Researchers at the University of Washington (UW) have developed a 3D-printing technique that creates a cartilage-like model to help surgeons practise ear surgery.
When creating a new ear for patients with missing or underdeveloped ears, surgeons use cartilage taken from the rib, carving an ear shape from it. Typically, a variety of different materials are used to practise the technique, including soap, vegetables and dental moulds. Using a homemade material, the UW team was able to 3D-print a more lifelike model of the rib cartilage for surgeons and trainee surgeons to practise on.
“It’s a huge advantage over what we’re using today,” said Angelique Berens, otolaryngology resident at UW and lead author of the research paper.
“You literally take a bar of Lever 2000 while the attending is operating and you carve ear cartilage. It does teach you how to get the shape right, but the properties are not super accurate – you can’t bend it, and sewing it is not very lifelike.”
The results of the study are published in an abstract that was presented this week at the American Academy of Otolaryngology – Head and Neck Surgery conference in Dallas, Texas. Three experienced surgeons tested the 3D-printed cartilage against more expensive dental impression material, comparing their firmness, feel and suturing quality to real rib cartilage. All agreed that the UW material was a better proxy for real cartilage, recommending that it be introduced as a training tool.
Another advantage is that the UW models are printed from a CT scan, and can mimic an individual’s unique anatomy. This means that difficult surgery with unorthodox elements can be practised ahead of time. The material itself was arrived at following a process of trial and error with combinations of silicone, corn starch, mineral oil and glycerine to replicate human tissue that the lab’s surgical robot could manipulate.
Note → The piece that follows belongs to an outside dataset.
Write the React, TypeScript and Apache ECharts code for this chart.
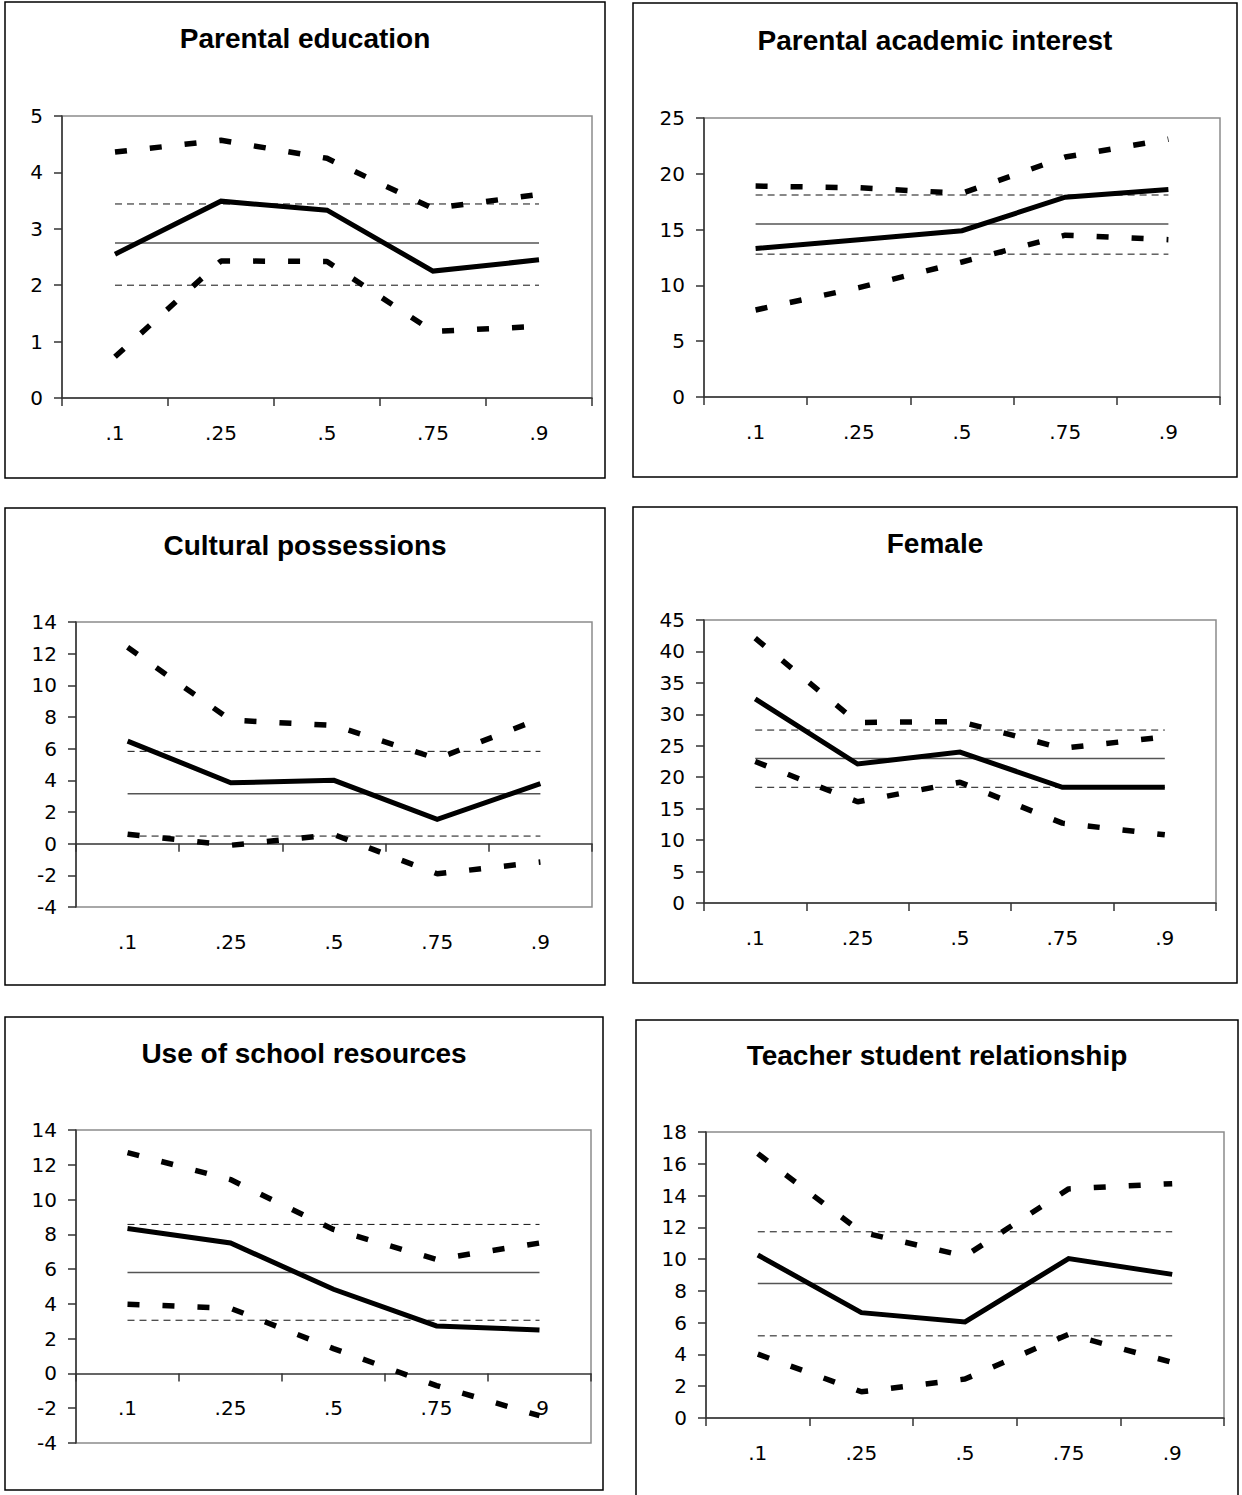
import React, { useEffect, useRef } from "react";
import * as echarts from "echarts";

// Quantile labels
const categories = [".1", ".25", ".5", ".75", ".9"];

// Parental education
const parentalEduEst = [2.55, 3.49, 3.33, 2.25, 2.45];
const parentalEduUpper = [4.36, 4.57, 4.25, 3.36, 3.61];
const parentalEduLower = [0.73, 2.43, 2.42, 1.18, 1.27];
const parentalEduOls = [2.75, 2.0, 3.44]; // estimate, lower, upper

// Parental academic interest
const academicEst = [13.3, 14.1, 14.9, 17.9, 18.6];
const academicUpper = [18.9, 18.75, 18.25, 21.5, 23.1];
const academicLower = [7.8, 9.8, 12.1, 14.5, 14.1];
const academicOls = [15.5, 12.8, 18.1];

// Cultural possessions
const culturalEst = [6.48, 3.85, 4.0, 1.54, 3.79];
const culturalUpper = [12.4, 7.8, 7.47, 5.37, 7.9];
const culturalLower = [0.59, -0.1, 0.57, -1.9, -1.16];
const culturalOls = [3.16, 0.48, 5.83];

// Female
const femaleEst = [32.45, 22.1, 24.0, 18.4, 18.4];
const femaleUpper = [42.1, 28.7, 28.85, 24.6, 26.4];
const femaleLower = [22.5, 16.1, 19.2, 12.7, 10.85];
const femaleOls = [22.97, 18.4, 27.5];

// Use of school resources
const schoolEst = [8.34, 7.5, 4.84, 2.73, 2.5];
const schoolUpper = [12.7, 11.15, 8.28, 6.56, 7.5];
const schoolLower = [3.98, 3.75, 1.43, -0.7, -2.43];
const schoolOls = [5.81, 3.06, 8.57];

// Teacher student relationship
const teacherEst = [10.26, 6.63, 6.05, 10.03, 9.04];
const teacherUpper = [16.64, 11.7, 10.19, 14.42, 14.75];
const teacherLower = [4.02, 1.65, 2.45, 5.27, 3.5];
const teacherOls = [8.46, 5.17, 11.72];

const TITLE_FONT = '"Liberation Sans", Arial, sans-serif';
const LABEL_FONT = '"DejaVu Sans", "Liberation Sans", Arial, sans-serif';

type Panel = {
  title: string;
  est: number[];
  upper: number[];
  lower: number[];
  ols: number[];
  box: number[]; // x, y, w, h
  titleY: number;
  grid: number[]; // left, top, width, height
  yMin: number;
  yMax: number;
  yInt: number;
  labelsAtZero: boolean;
};

const panels: Panel[] = [
  { title: "Parental education", est: parentalEduEst, upper: parentalEduUpper, lower: parentalEduLower, ols: parentalEduOls,
    box: [5, 2, 600, 476], titleY: 38, grid: [62, 116, 530, 282], yMin: 0, yMax: 5, yInt: 1, labelsAtZero: false },
  { title: "Parental academic interest", est: academicEst, upper: academicUpper, lower: academicLower, ols: academicOls,
    box: [633, 3, 604, 474], titleY: 40, grid: [704, 118, 516, 279], yMin: 0, yMax: 25, yInt: 5, labelsAtZero: false },
  { title: "Cultural possessions", est: culturalEst, upper: culturalUpper, lower: culturalLower, ols: culturalOls,
    box: [5, 508, 600, 477], titleY: 545, grid: [76, 622, 516, 285], yMin: -4, yMax: 14, yInt: 2, labelsAtZero: false },
  { title: "Female", est: femaleEst, upper: femaleUpper, lower: femaleLower, ols: femaleOls,
    box: [633, 507, 604, 476], titleY: 543, grid: [704, 620, 512, 283], yMin: 0, yMax: 45, yInt: 5, labelsAtZero: false },
  { title: "Use of school resources", est: schoolEst, upper: schoolUpper, lower: schoolLower, ols: schoolOls,
    box: [5, 1017, 598, 473], titleY: 1053, grid: [76, 1130, 515, 313], yMin: -4, yMax: 14, yInt: 2, labelsAtZero: true },
  { title: "Teacher student relationship", est: teacherEst, upper: teacherUpper, lower: teacherLower, ols: teacherOls,
    box: [636, 1020, 602, 480], titleY: 1055, grid: [706, 1132, 518, 286], yMin: 0, yMax: 18, yInt: 2, labelsAtZero: false },
];

function buildOption() {
  const grids: any[] = [];
  const xAxes: any[] = [];
  const yAxes: any[] = [];
  const series: any[] = [];
  const graphics: any[] = [];

  const labelStyle = { fontSize: 20, color: "#000", fontFamily: LABEL_FONT };

  panels.forEach((p, i) => {
    const [gl, gt, gw, gh] = p.grid;
    grids.push({
      left: gl, top: gt, width: gw, height: gh,
      show: true, borderColor: "#8c8c8c", borderWidth: 1.5, backgroundColor: "transparent",
      containLabel: false,
    });
    const xi = xAxes.length;
    xAxes.push({
      gridIndex: i, type: "category", data: categories, boundaryGap: true, position: "bottom",
      axisLine: { show: true, onZero: true, lineStyle: { color: "#333", width: 1.5 } },
      axisTick: { show: true, length: 8, inside: false, alignWithLabel: false, lineStyle: { color: "#333", width: 1.5 } },
      axisLabel: { show: !p.labelsAtZero, margin: 25, interval: 0, ...labelStyle },
      splitLine: { show: false },
    });
    if (p.labelsAtZero) {
      // labels placed next to the zero line
      const zeroOffset = -((0 - p.yMin) / (p.yMax - p.yMin)) * gh;
      xAxes.push({
        gridIndex: i, type: "category", data: categories, boundaryGap: true, position: "bottom",
        offset: zeroOffset,
        axisLine: { show: false, onZero: false },
        axisTick: { show: false },
        axisLabel: { show: true, margin: 25, interval: 0, ...labelStyle },
        splitLine: { show: false },
      });
    }
    yAxes.push({
      gridIndex: i, type: "value", min: p.yMin, max: p.yMax, interval: p.yInt,
      axisLine: { show: true, lineStyle: { color: "#333", width: 1.5 } },
      axisTick: { show: true, length: 8, inside: false, lineStyle: { color: "#333", width: 1.5 } },
      axisLabel: { margin: 19, ...labelStyle },
      splitLine: { show: false },
    });

    const [olsEst, olsLo, olsHi] = p.ols;
    const base = { type: "line", xAxisIndex: xi, yAxisIndex: i, symbol: "none", showSymbol: false, silent: true };
    series.push({ ...base, data: new Array(categories.length).fill(olsLo), lineStyle: { color: "#111", width: 1, type: [7, 5] } });
    series.push({ ...base, data: new Array(categories.length).fill(olsHi), lineStyle: { color: "#111", width: 1, type: [7, 5] } });
    series.push({ ...base, data: new Array(categories.length).fill(olsEst), lineStyle: { color: "#555", width: 1.5 } });
    series.push({ ...base, data: p.upper, lineStyle: { color: "#000", width: 5.5, type: [12, 23], cap: "butt" } });
    series.push({ ...base, data: p.lower, lineStyle: { color: "#000", width: 5.5, type: [12, 23], cap: "butt" } });
    series.push({ ...base, data: p.est, lineStyle: { color: "#000", width: 5, join: "miter" } });

    const [bx, by, bw, bh] = p.box;
    graphics.push({
      type: "rect", silent: true, z: 0,
      shape: { x: bx, y: by, width: bw, height: bh },
      style: { fill: "none", stroke: "#000", lineWidth: 1.5 },
    });
    graphics.push({
      type: "text", silent: true,
      x: bx + bw / 2, y: p.titleY,
      style: { text: p.title, fill: "#000", font: `bold 28px ${TITLE_FONT}`, align: "center", verticalAlign: "middle" },
    });
  });

  return {
    animation: false,
    backgroundColor: "#fff",
    grid: grids,
    xAxis: xAxes,
    yAxis: yAxes,
    series,
    graphic: graphics,
  };
}

export default function App() {
  const ref = useRef<HTMLDivElement>(null);
  useEffect(() => {
    if (!ref.current) return;
    const chart = echarts.init(ref.current, undefined, { renderer: "svg" });
    chart.setOption(buildOption() as any);
    return () => chart.dispose();
  }, []);
  return (
    <div
      ref={ref}
      style={{ position: "absolute", left: 0, top: 0, width: 1242, height: 1495, background: "#fff" }}
    />
  );
}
“I would go to the craft store and Home Depot and say I want to make models – what aisle should I go to?” said co-author Sharon Newman, who recently graduated from UW with a bioengineering degree.
“It turns out a lot of these ideas were based off of materials people use for arts and crafts like rings or other jewellery.”
As everyday materials are used to create the models, large numbers of units can be fashioned from one mould, meaning the surgery could be much more widely practised.
“With one 3-D printed mold, you can make a billion of these models for next to nothing,” said Berens. “What this research shows is that we can move forward with one of these models and start using it.”